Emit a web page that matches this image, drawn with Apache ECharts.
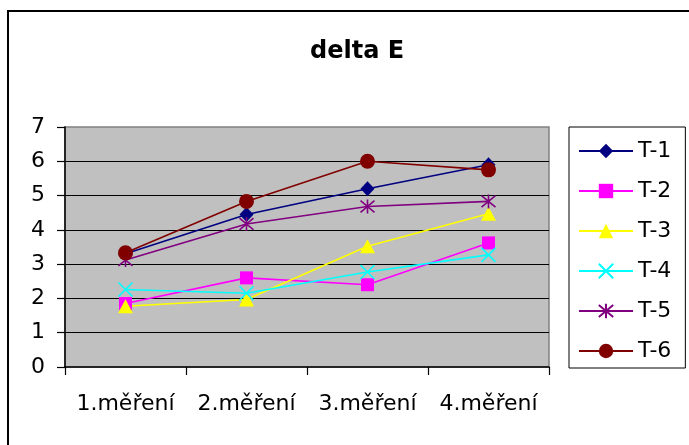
<!DOCTYPE html>
<html>
<head>
<meta charset="utf-8">
<script src="https://cdn.jsdelivr.net/npm/echarts@6/dist/echarts.min.js"></script>
<style>
html,body{margin:0;padding:0;background:#fff;}
#c{width:689px;height:445px;}
</style>
</head>
<body>
<div id="c"></div>
<script>
var categories = ['1.měření', '2.měření', '3.měření', '4.měření'];
var seriesNames = ['T-1', 'T-2', 'T-3', 'T-4', 'T-5', 'T-6'];
var t1 = [3.3, 4.45, 5.2, 5.9];
var t2 = [1.85, 2.6, 2.4, 3.62];
var t3 = [1.77, 1.97, 3.52, 4.47];
var t4 = [2.26, 2.15, 2.77, 3.27];
var t5 = [3.12, 4.17, 4.68, 4.83];
var t6 = [3.33, 4.83, 6.0, 5.75];
var yTicks = [0, 1, 2, 3, 4, 5, 6, 7];

var values = [t1, t2, t3, t4, t5, t6];
var colors = ['#000080', '#FF00FF', '#FFFF00', '#00FFFF', '#800080', '#800000'];
var symbols = ['diamond', 'rect', 'triangle',
  'path://M0,0L10,10M10,0L0,10',
  'path://M0,0L10,10M10,0L0,10M5,-1L5,11',
  'circle'];
var symbolSizes = [[14, 15], 13, [15, 14], 14, 14, 15];

var font = 'DejaVu Sans';
var chart = echarts.init(document.getElementById('c'));

var series = seriesNames.map(function (name, i) {
  var stroked = (i === 3 || i === 4);
  return {
    name: name,
    type: 'line',
    data: values[i],
    symbol: symbols[i],
    symbolSize: symbolSizes[i],
    showAllSymbol: true,
    lineStyle: { color: colors[i], width: 1.6 },
    itemStyle: {
      color: colors[i],
      borderColor: colors[i],
      borderWidth: stroked ? 1.6 : 0
    },
    emphasis: { disabled: true }
  };
});

chart.setOption({
  animation: false,
  title: {
    text: 'delta E',
    left: 305,
    top: 35,
    textStyle: { fontFamily: font, fontWeight: 'bold', fontSize: 24, color: '#000' }
  },
  legend: {
    orient: 'vertical',
    left: 569,
    top: 127,
    padding: [13, 14, 6, 9],
    itemWidth: 54,
    itemHeight: 18,
    itemGap: 18,
    borderColor: '#000',
    borderWidth: 1,
    backgroundColor: '#fff',
    textStyle: { fontFamily: font, fontSize: 22, color: '#000' },
    data: seriesNames
  },
  grid: {
    left: 65, top: 127, width: 484, height: 240,
    show: true,
    backgroundColor: '#C0C0C0',
    borderColor: '#808080',
    borderWidth: 1.5
  },
  xAxis: {
    type: 'category',
    data: categories,
    boundaryGap: true,
    axisLine: { show: true, lineStyle: { color: '#000', width: 1.5 } },
    axisTick: { show: true, interval: 0, length: 8, lineStyle: { color: '#000', width: 1.2 } },
    axisLabel: { interval: 0, margin: 26, fontFamily: font, fontSize: 22, color: '#000' },
    splitLine: { show: false }
  },
  yAxis: {
    type: 'value',
    min: yTicks[0],
    max: yTicks[yTicks.length - 1],
    interval: 1,
    axisLine: { show: true, lineStyle: { color: '#000', width: 1.5 } },
    axisTick: { show: true, length: 8, lineStyle: { color: '#000', width: 1.2 } },
    axisLabel: { margin: 20, fontFamily: font, fontSize: 22, color: '#000' },
    splitLine: { show: true, showMinLine: false, showMaxLine: false, lineStyle: { color: '#000', width: 1 } }
  },
  graphic: [{
    type: 'rect',
    shape: { x: 8, y: 11, width: 720, height: 480 },
    style: { fill: 'none', stroke: '#000', lineWidth: 2 },
    silent: true
  }],
  series: series
});
</script>
</body>
</html>
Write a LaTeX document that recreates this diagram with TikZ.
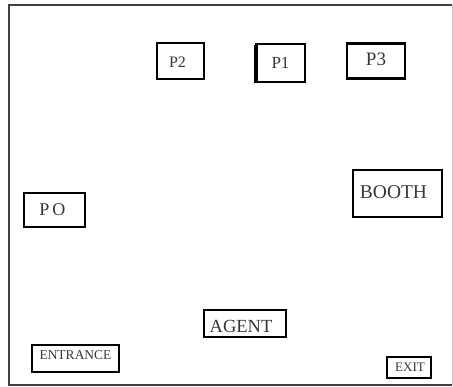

◇ ◇ ◇ ◇

PROBLEM
Return all the lines that contain the string "document".

ANSWER
var chart = echarts.init(document.getElementById('c'));
Write a LaTeX document that recreates this diagram with TikZ.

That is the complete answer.